The Bihar assembly elections will be keenly watched for many reasons. The outcome of the election will not just be seen as a reflection on Modi’s ability to handle the pandemic and manage the economy, also the inability of the opposition to be able to take the serious regional and national problems to the people. It could also be a factor in West Bengal, more immediately, which votes next in April -May 2021.
The elections are important in their own right for the third most populous state. According to the 2011 Census, 10.4 crore population out of which 7.29 crore, which is more than the population of countries like UK, France, or Italy, are eligible to vote. The first non-congress government was formed at the centre in 1977. Deputy Associate Editor of The Indian Express, Manoj C G wrote; “The coalition of anti-congress forces sowed the seeds of social justice politics” when Karpoori Thakur, the then Bihar chief minister implemented the Mandal Commission’s recommendations, which provided reservations in jobs and educational institutions for the backward castes. He also stated that the “churning set in motion the assertion of the backward castes in national politics has lasted more than four decades.”
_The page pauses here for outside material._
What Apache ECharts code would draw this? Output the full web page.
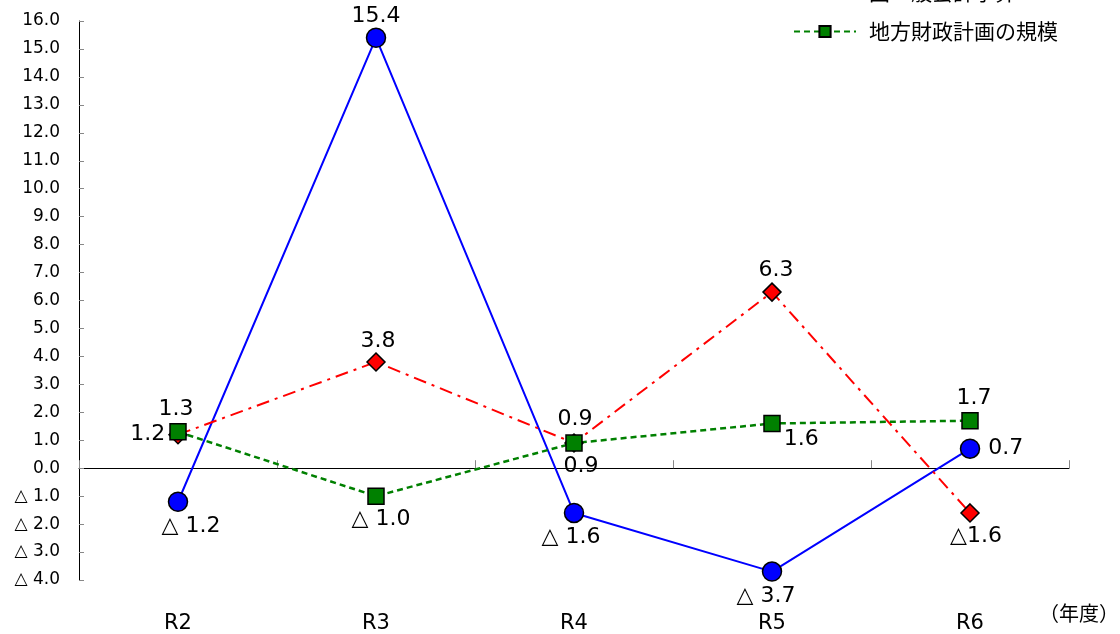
<!DOCTYPE html>
<html>
<head>
<meta charset="utf-8">
<script src="https://cdn.jsdelivr.net/npm/echarts@6/dist/echarts.min.js"></script>
<style>
html,body{margin:0;padding:0;background:#fff;}
#chart{width:1120px;height:634px;}
</style>
</head>
<body>
<div id="chart"></div>
<script>
const categories = ['R2', 'R3', 'R4', 'R5', 'R6'];
const cityBudget = [-1.2, 15.4, -1.6, -3.7, 0.7];
const nationalBudget = [1.2, 3.8, 0.9, 6.3, -1.6];
const localPlan = [1.3, -1.0, 0.9, 1.6, 1.7];
const seriesNames = ['市一般会計予算', '国一般会計予算', '地方財政計画の規模'];
const yMin = -4, yMax = 16, yStep = 1;
const unitLabel = '（年度）';

const LATIN = '"DejaVu Sans", "Noto Sans CJK JP", sans-serif';
const CJK = '"Noto Sans CJK JP", sans-serif';

function fmt(v, sep) {
  return v < 0 ? '△' + sep + Math.abs(v).toFixed(1) : v.toFixed(1);
}

function withLabels(values, positions, offsets, sep) {
  return values.map((v, i) => ({
    value: v,
    label: {
      position: positions[i],
      offset: offsets[i],
      formatter: () => fmt(v, sep)
    }
  }));
}

const labelBase = { show: true, fontSize: 22, fontFamily: LATIN, color: '#000', distance: 3 };

const chart = echarts.init(document.getElementById('chart'));
chart.setOption({
  backgroundColor: '#fff',
  animation: false,
  grid: { left: 79, right: 51, top: 21, bottom: 53, containLabel: false },
  legend: {
    orient: 'vertical',
    left: 793,
    top: -57,
    padding: 0,
    itemWidth: 62,
    itemHeight: 14,
    itemGap: 18,
    textStyle: { fontSize: 21, fontFamily: CJK, color: '#000', padding: [0, 0, 0, 8] },
    data: seriesNames
  },
  xAxis: [
    {
      type: 'category',
      data: categories,
      position: 'top',
      boundaryGap: true,
      axisLine: { show: true, onZero: true, lineStyle: { color: '#000', width: 1 } },
      axisTick: { show: true, inside: false, length: 8, lineStyle: { color: '#888' } },
      axisLabel: { show: false },
      splitLine: { show: false }
    },
    {
      type: 'category',
      data: categories,
      position: 'bottom',
      boundaryGap: true,
      axisLine: { show: false, onZero: false },
      axisTick: { show: false },
      axisLabel: { show: true, margin: 33, fontSize: 21, fontFamily: LATIN, color: '#000' },
      splitLine: { show: false }
    }
  ],
  yAxis: {
    type: 'value',
    min: yMin,
    max: yMax,
    interval: yStep,
    axisLine: { show: true, onZero: false, lineStyle: { color: '#000', width: 1 } },
    axisTick: { show: true, inside: true, length: 5, lineStyle: { color: '#888' } },
    axisLabel: {
      margin: 19,
      fontSize: 17,
      fontFamily: LATIN,
      color: '#000',
      formatter: v => fmt(v, ' ')
    },
    splitLine: { show: false }
  },
  graphic: [
    {
      type: 'text',
      left: 1039,
      top: 603,
      style: { text: unitLabel, fontSize: 20, fontFamily: CJK, fill: '#000' }
    }
  ],
  series: [
    {
      name: seriesNames[0],
      type: 'line',
      xAxisIndex: 0,
      data: withLabels(cityBudget,
        ['bottom', 'top', 'bottom', 'bottom', 'right'],
        [[13, 0], [0, 3], [-3, 0], [-6, 0], [5, 0]], ' '),
      symbol: 'circle',
      symbolSize: 19,
      itemStyle: { color: '#0000FF', borderColor: '#000', borderWidth: 1.5 },
      lineStyle: { color: '#0000FF', width: 2 },
      label: labelBase
    },
    {
      name: seriesNames[1],
      type: 'line',
      xAxisIndex: 0,
      data: withLabels(nationalBudget,
        ['left', 'top', 'top', 'top', 'bottom'],
        [[0, 0], [2, 3], [1, 0], [4, 2], [6, 0]], ''),
      symbol: 'diamond',
      symbolSize: 18,
      itemStyle: { color: '#FF0000', borderColor: '#000', borderWidth: 1.5 },
      lineStyle: { color: '#FF0000', width: 2, type: [13, 6, 3, 6] },
      label: labelBase
    },
    {
      name: seriesNames[2],
      type: 'line',
      xAxisIndex: 0,
      data: withLabels(localPlan,
        ['top', 'bottom', 'bottom', 'right', 'top'],
        [[-2, 0], [5, 0], [7, 0], [0, 16], [4, 0]], ' '),
      symbol: 'rect',
      symbolSize: 16,
      itemStyle: { color: '#008000', borderColor: '#000', borderWidth: 1.5 },
      lineStyle: { color: '#008000', width: 2.5, type: [6, 4] },
      label: labelBase
    }
  ]
});
</script>
</body>
</html>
Indira Gandhi’s defeat in 1977, the state is under the Janata Dal (United) by Nitish Kumar defeated the invincible Modi in 2005. But today, their relation being strained, both of them are coalition partners. Parties like LJP leaving, there is stress in the NDA Alliance.
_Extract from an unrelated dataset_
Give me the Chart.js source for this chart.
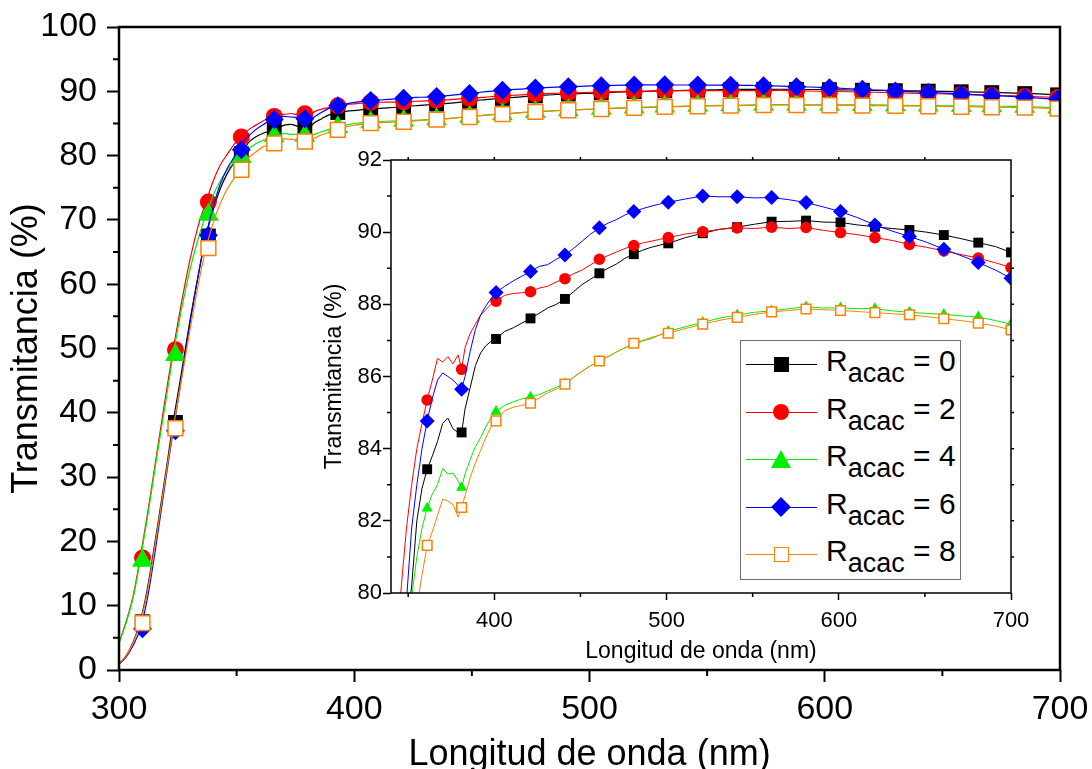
<!DOCTYPE html>
<html><head><meta charset="utf-8">
<script src="https://cdn.jsdelivr.net/npm/chart.js@4.4.1/dist/chart.umd.min.js"></script>
<style>
body{margin:0;background:#fff;width:1092px;height:769px;overflow:hidden;position:relative;font-family:"Liberation Sans",Arial,sans-serif}
#main{position:absolute;left:0;top:0}
#inset{position:absolute;left:300px;top:130px}
#legend{position:absolute;left:740px;top:340px;width:221px;height:240px;box-sizing:border-box;border:1.5px solid #707070;background:#fff}
.row{position:absolute;left:0;width:218px;height:47px}
.ln{position:absolute;left:5px;width:71px;height:1.3px;top:23px}
.mk{position:absolute}
.tx{position:absolute;left:85px;top:5px;font-size:30px;line-height:30px;white-space:nowrap;color:#000}
.tx sub{font-size:27px;vertical-align:-11px;line-height:0}
</style></head><body>
<canvas id="main" width="1092" height="769"></canvas>
<canvas id="inset" width="740" height="540"></canvas>
<div id="legend"></div>
<script>
// ---------------- data ----------------
const WL = [300,303,306,309,312,316,320,323,326,330,334,337,340,343,346,349,352,355,358,361,
  364,367,370,373,376,379,381,383,386,389,392,395,398,401,
  406,411,416,421,426,431,436,441,446,451,456,461,466,471,476,481,486,491,496,501,
  511,521,531,541,551,561,571,581,591,601,611,621,631,641,651,661,671,681,691,700];

const T_R0 = [1.0,2.2,4.3,7.5,12.5,21.5,31.0,38.5,45.0,54.0,62.0,67.5,71.5,74.8,77.2,78.9,80.2,82.0,82.9,83.43,
  83.8,84.2,84.7,84.85,84.55,84.45,84.45,85.1,85.7,86.3,86.65,86.85,86.97,87.04,
  87.25,87.35,87.48,87.61,87.75,87.9,88.0,88.15,88.35,88.55,88.7,88.86,89.0,89.12,89.28,89.39,89.5,89.58,89.64,89.69,
  89.85,89.97,90.08,90.14,90.22,90.29,90.3,90.32,90.28,90.27,90.2,90.15,90.1,90.06,90.0,89.92,89.82,89.71,89.6,
  89.44];
const T_R2 = [4.2,7.5,11.5,17.4,24.0,33.5,43.0,49.8,56.0,63.5,69.5,72.8,76.0,78.5,80.2,81.8,83.0,84.0,84.7,85.35,
  85.9,86.5,86.4,86.55,86.35,86.6,86.2,86.8,87.2,87.45,87.7,87.85,88.0,88.09,
  88.25,88.3,88.32,88.35,88.45,88.5,88.62,88.71,88.85,88.95,89.1,89.25,89.35,89.45,89.55,89.63,89.7,89.75,89.8,89.85,
  89.95,90.01,90.08,90.12,90.1,90.14,90.1,90.13,90.05,89.99,89.93,89.85,89.77,89.66,89.58,89.48,89.38,89.28,89.15,
  89.02];
const T_R4 = [4.2,7.3,11.2,17.0,23.5,33.0,42.0,49.0,55.0,62.0,67.5,70.8,73.8,76.0,77.8,79.0,79.9,81.0,81.8,82.35,
  82.75,83.0,83.45,83.3,83.32,83.1,82.92,83.3,83.7,84.05,84.3,84.6,84.85,85.03,
  85.2,85.3,85.38,85.43,85.5,85.6,85.7,85.8,85.98,86.15,86.3,86.42,86.55,86.68,86.8,86.88,86.98,87.05,87.15,87.25,
  87.38,87.5,87.62,87.7,87.78,87.82,87.88,87.93,87.9,87.9,87.88,87.88,87.82,87.78,87.75,87.72,87.68,87.65,87.55,
  87.45];
const T_R6 = [0.9,2.0,3.8,6.4,11.0,20.0,30.0,37.2,44.0,53.5,62.0,67.6,72.0,75.5,78.0,79.8,81.8,83.0,84.0,84.77,
  85.4,85.9,86.1,86.0,85.9,85.75,85.65,86.0,86.7,87.3,87.7,87.95,88.15,88.33,
  88.5,88.65,88.78,88.91,89.05,89.1,89.25,89.37,89.55,89.75,89.95,90.12,90.25,90.35,90.48,90.57,90.65,90.72,90.78,90.83,
  90.92,91.0,90.98,90.98,90.95,90.96,90.9,90.82,90.7,90.57,90.4,90.2,90.03,89.88,89.72,89.53,89.35,89.16,88.95,
  88.72];
const T_R8 = [1.0,2.2,4.2,7.3,12.0,21.0,30.5,37.6,44.0,52.5,60.5,65.6,69.5,72.5,74.8,76.5,78.2,79.6,80.5,81.32,
  81.7,82.15,82.6,82.55,82.45,82.1,82.37,82.7,83.2,83.6,83.95,84.3,84.6,84.77,
  85.05,85.15,85.2,85.26,85.4,85.55,85.65,85.79,85.98,86.15,86.3,86.43,86.55,86.68,86.8,86.92,87.0,87.08,87.15,87.2,
  87.33,87.45,87.56,87.64,87.72,87.79,87.83,87.87,87.85,87.83,87.8,87.77,87.74,87.71,87.66,87.6,87.55,87.48,87.4,
  87.29];

// symbols of the main plot (every ~14 nm)
const MAIN_MARK_WL = [310,324,338,352,366,379,393,407,421,435,449,463,477,491,505,519,532,546,560,574,588,602,616,630,644,658,671,685,699];
const MAIN_MARK_R0 = [7.5,38.5,67.5,80.3,84.2,84.45,86.7,87.3,87.6,88.0,88.45,88.9,89.3,89.58,89.75,89.95,90.08,90.18,90.28,90.31,90.3,90.26,90.17,90.1,90.03,89.93,89.8,89.65,89.45];
const MAIN_MARK_R2 = [17.4,49.8,72.8,82.9,86.1,86.5,87.75,88.28,88.35,88.6,88.9,89.28,89.55,89.75,89.88,90.0,90.08,90.12,90.14,90.12,90.08,89.98,89.87,89.76,89.62,89.5,89.36,89.2,89.02];
const MAIN_MARK_R4 = [17.0,49.0,70.8,79.8,83.0,83.1,84.4,85.2,85.43,85.65,86.05,86.45,86.78,87.05,87.28,87.47,87.62,87.74,87.82,87.9,87.92,87.9,87.88,87.82,87.78,87.73,87.68,87.6,87.47];
const MAIN_MARK_R6 = [6.4,37.2,67.6,80.9,85.6,85.75,87.75,88.55,88.91,89.2,89.65,90.15,90.5,90.72,90.86,90.98,91.0,90.98,90.96,90.88,90.72,90.55,90.3,90.05,89.8,89.55,89.3,89.05,88.75];
const MAIN_MARK_R8 = [7.3,37.6,65.6,77.8,81.9,82.2,84.0,85.05,85.26,85.6,86.0,86.45,86.8,87.05,87.25,87.42,87.57,87.67,87.78,87.84,87.86,87.83,87.78,87.73,87.67,87.6,87.52,87.45,87.3];

// symbols of the inset (every 20 nm)
const INSET_MARK_WL = [361,381,401,421,441,461,481,501,521,541,561,581,601,621,641,661,681,700];

const LEGEND_VALUES = ['0','2','4','6','8'];
const X_TITLE = 'Longitud de onda (nm)';
const Y_TITLE = 'Transmitancia (%)';

// ---------------- styles ----------------
const FONT = "'Liberation Sans', Arial, sans-serif";
Chart.defaults.color = '#000';
Chart.defaults.font.family = FONT;

const SERIES = [
  {vals: T_R0, marks: MAIN_MARK_R0, color: '#000000', style: 'rect', fill: '#000000', rMain: 10.5, rInset: 7, bw: 0},
  {vals: T_R2, marks: MAIN_MARK_R2, color: '#ff0000', style: 'circle', fill: '#ff0000', rMain: 8.5, rInset: 5.8, bw: 0},
  {vals: T_R4, marks: MAIN_MARK_R4, color: '#00ee00', style: 'triangle', fill: '#00ee00', rMain: 12, rInset: 6.4, bw: 0},
  {vals: T_R6, marks: MAIN_MARK_R6, color: '#0000ff', style: 'rectRot', fill: '#0000ff', rMain: 9.5, rInset: 7.5, bw: 0},
  {vals: T_R8, marks: MAIN_MARK_R8, color: '#ff8000', style: 'rect', fill: '#ffffff', rMain: 10.5, rInset: 6.8, bw: 1.5}
];

const framePlugin = {
  id: 'frame',
  afterDraw(chart, args, o) {
    const {ctx, chartArea: a, scales: {x, y}} = chart;
    ctx.save();
    ctx.strokeStyle = '#000';
    ctx.lineWidth = o.frameWidth;
    ctx.strokeRect(a.left, a.top, a.right - a.left, a.bottom - a.top);
    ctx.lineWidth = o.tickWidth;
    ctx.beginPath();
    for (const v of o.xMinor) { const p = x.getPixelForValue(v); ctx.moveTo(p, a.bottom); ctx.lineTo(p, a.bottom + o.minorLen); }
    for (const v of o.yMinor) { const p = y.getPixelForValue(v); ctx.moveTo(a.left, p); ctx.lineTo(a.left - o.minorLen, p); }
    if (o.mirrorLen) {
      for (const v of o.xMinor.concat(o.xMajor)) { const p = x.getPixelForValue(v); ctx.moveTo(p, a.top); ctx.lineTo(p, a.top - o.mirrorLen); }
      for (const v of o.yMinor.concat(o.yMajor)) { const p = y.getPixelForValue(v); ctx.moveTo(a.right, p); ctx.lineTo(a.right + o.mirrorLen, p); }
    }
    ctx.stroke();
    ctx.restore();
  }
};

// ---------------- main chart ----------------
const mainDatasets = [];
SERIES.forEach((s, i) => {
  mainDatasets.push({
    data: WL.map((w, k) => ({x: w, y: s.vals[k]})),
    borderColor: s.color, borderWidth: 1.2, pointRadius: 0,
    cubicInterpolationMode: 'monotone', order: 2 * (4 - i) + 2
  });
  mainDatasets.push({
    data: MAIN_MARK_WL.map((w, k) => ({x: w, y: s.marks[k]})),
    showLine: false, pointStyle: s.style, pointRadius: s.rMain,
    pointBackgroundColor: s.fill, pointBorderColor: s.color, pointBorderWidth: s.bw,
    order: 2 * (4 - i) + 1
  });
});

new Chart(document.getElementById('main'), {
  type: 'line',
  data: {datasets: mainDatasets},
  options: {
    responsive: false, animation: false, events: [],
    layout: {padding: {top: 27, right: 32, left: 0, bottom: 0}},
    plugins: {
      legend: {display: false}, tooltip: {enabled: false},
      frame: {frameWidth: 2.5, tickWidth: 2, minorLen: 6,
        xMinor: [350, 450, 550, 650], yMinor: [5,15,25,35,45,55,65,75,85,95], xMajor: [], yMajor: [], mirrorLen: 0}
    },
    scales: {
      x: {
        type: 'linear', min: 300, max: 700,
        border: {display: false},
        grid: {drawOnChartArea: false, drawTicks: true, tickLength: 12, tickWidth: 2, tickColor: '#000'},
        ticks: {stepSize: 100, padding: 7, font: {size: 34}, maxRotation: 0},
        title: {display: true, text: X_TITLE, font: {size: 36}, padding: {top: 0, bottom: -8}},
        afterFit(s) { s.height = 99; s.paddingLeft = 0; s.paddingRight = 0; }
      },
      y: {
        type: 'linear', min: 0, max: 100,
        border: {display: false},
        grid: {drawOnChartArea: false, drawTicks: true, tickLength: 12, tickWidth: 2, tickColor: '#000'},
        ticks: {stepSize: 10, padding: 10, font: {size: 34}},
        title: {display: true, text: Y_TITLE, font: {size: 36}, padding: {top: 5, bottom: 0}},
        afterFit(s) { s.width = 119; s.paddingTop = 0; s.paddingBottom = 0; }
      }
    }
  },
  plugins: [framePlugin]
});

// ---------------- inset chart ----------------
const insetDatasets = SERIES.map((s, i) => ({
  data: WL.map((w, k) => ({x: w, y: s.vals[k]})),
  borderColor: s.color, borderWidth: 1, tension: 0,
  pointStyle: s.style,
  pointRadius: (c) => INSET_MARK_WL.includes(WL[c.dataIndex]) ? s.rInset : 0,
  pointBackgroundColor: s.fill, pointBorderColor: s.color, pointBorderWidth: s.bw,
  order: 5 - i
}));

new Chart(document.getElementById('inset'), {
  type: 'line',
  data: {datasets: insetDatasets},
  options: {
    responsive: false, animation: false, events: [],
    layout: {padding: {top: 30, right: 29, left: 0, bottom: 0}},
    plugins: {
      legend: {display: false}, tooltip: {enabled: false},
      frame: {frameWidth: 1.5, tickWidth: 1.5, minorLen: 4,
        xMinor: [350, 450, 550, 650], yMinor: [81, 83, 85, 87, 89, 91],
        xMajor: [400, 500, 600], yMajor: [82, 84, 86, 88, 90], mirrorLen: 3}
    },
    scales: {
      x: {
        type: 'linear', min: 340, max: 700,
        border: {display: false},
        grid: {drawOnChartArea: false, drawTicks: true, tickLength: 7, tickWidth: 1.5, tickColor: '#000'},
        ticks: {stepSize: 100, includeBounds: false, padding: 8, font: {size: 22}, maxRotation: 0},
        title: {display: true, text: X_TITLE, font: {size: 23}, padding: {top: 0, bottom: 5}},
        afterFit(s) { s.height = 77; s.paddingLeft = 0; s.paddingRight = 0; }
      },
      y: {
        type: 'linear', min: 80, max: 92,
        border: {display: false},
        grid: {drawOnChartArea: false, drawTicks: true, tickLength: 8, tickWidth: 1.5, tickColor: '#000'},
        ticks: {stepSize: 2, padding: 1, font: {size: 22}},
        title: {display: true, text: Y_TITLE, font: {size: 23}, padding: {top: 21, bottom: 0}},
        afterFit(s) { s.width = 91; s.paddingTop = 0; s.paddingBottom = 0; }
      }
    }
  },
  plugins: [framePlugin]
});

// ---------------- legend (HTML) ----------------
const legend = document.getElementById('legend');
SERIES.forEach((s, i) => {
  const row = document.createElement('div');
  row.className = 'row';
  row.style.top = (47.5 * i) + 'px';
  const ln = document.createElement('div');
  ln.className = 'ln'; ln.style.background = s.color;
  row.appendChild(ln);
  const mk = document.createElement('div');
  mk.className = 'mk';
  const cx = 40, cy = 23.5;
  if (s.style === 'rect') {
    const sz = 15;
    Object.assign(mk.style, {left: (cx - sz/2) + 'px', top: (cy - sz/2) + 'px', width: sz + 'px', height: sz + 'px',
      background: s.fill, border: s.bw ? ('1.5px solid ' + s.color) : 'none', boxSizing: 'border-box'});
  } else if (s.style === 'circle') {
    Object.assign(mk.style, {left: (cx - 8) + 'px', top: (cy - 8) + 'px', width: '16px', height: '16px', borderRadius: '50%', background: s.fill});
  } else if (s.style === 'triangle') {
    Object.assign(mk.style, {left: (cx - 10.5) + 'px', top: (cy - 10) + 'px', width: 0, height: 0,
      borderLeft: '10.5px solid transparent', borderRight: '10.5px solid transparent', borderBottom: '18px solid ' + s.fill});
  } else if (s.style === 'rectRot') {
    Object.assign(mk.style, {left: (cx - 7) + 'px', top: (cy - 7) + 'px', width: '14px', height: '14px', background: s.fill, transform: 'rotate(45deg)'});
  }
  row.appendChild(mk);
  const tx = document.createElement('div');
  tx.className = 'tx';
  tx.innerHTML = 'R<sub>acac</sub> = ' + LEGEND_VALUES[i];
  row.appendChild(tx);
  legend.appendChild(row);
});
</script>
</body></html>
Let’s look at a few factors by other parties:
The Nitish Kumar factor, in which he is known for his development in politics that people have appreciated. But there is also that which mounts, anti-incumbency, where his government is seen as stumbling on jobs, COVID-19, and the floods.
The Modi factor will also be under test, in 2019, the Lok Sabha polls were swept by the Modi-led BJP. The NDA Alliance had won all but one out of 40 seats including the JD-U and the Lok Janashakti Party, whereas the rest of the seats were won by the congress. Since then, the BJP has lost Jharkhand, Delhi, and Maharashtra and has been smashed in Haryana. Bihar was the state which saw a large number of migrants return back home in the lockdown period which could be a factor in the outcome of the elections.
More factors from the opposition that includes the RJD, Congress, and the Left Wing:
Lalu Yadav factor has been a potent force for three decades. Tejashwi Yadav is a young ambitious man, but his lack of administrative experience weighs against him, especially in the governance plank of Nitish Kumar.
Constituting about 16% of the state’s population is the Dalit’s. When Lalu Yadav was at his peak, the RJD enjoyed the backing of most Muslims and Dalits. Over the years, this alliance was separated, managed by Nitish Kumar, which has now resulted in a mixed caste environment.
Now, the Muslim factor: Traditionally, the Muslims have been with Lalu Prasad Yadav and the Congress in Bihar. Chief Minister Lalu Prasad Yadav, putting a halt on L K Advani’s ‘Rath Yatra,’ a chariot tour around the country that concluded in the demolition of the Babri Masjid in October 1990. This goodwill by Muslims will be at the test with Lalu Yadav behind bars for corruption charges. The more important factor that gets highlighted is, under the Modi Government, the Muslims have been completely side-lined. This estrangement is a threat to rub off on his ally, Nitish Kumar. With his popularity weakening in the assembly polls of 2015, Nitish Kumar managed to be able to retain the support of as much as 17% of the Muslim population, largely on the account of Mahagathbandhan partners, RJD and the Congress. A fact that he turned around and went back to BJP in 2017 is viewed as backstabbing by the community.
The All India Majlis-e-Ittehad-ul-Muslimeen or AIMIM (translated as: “All India Council for Unity of Muslims”) leader Asaduddin Owaisi is expected to pick up a fair share in the Muslim dominated areas, while RJD-Congress still remains to claim the Muslim vote in Bihar.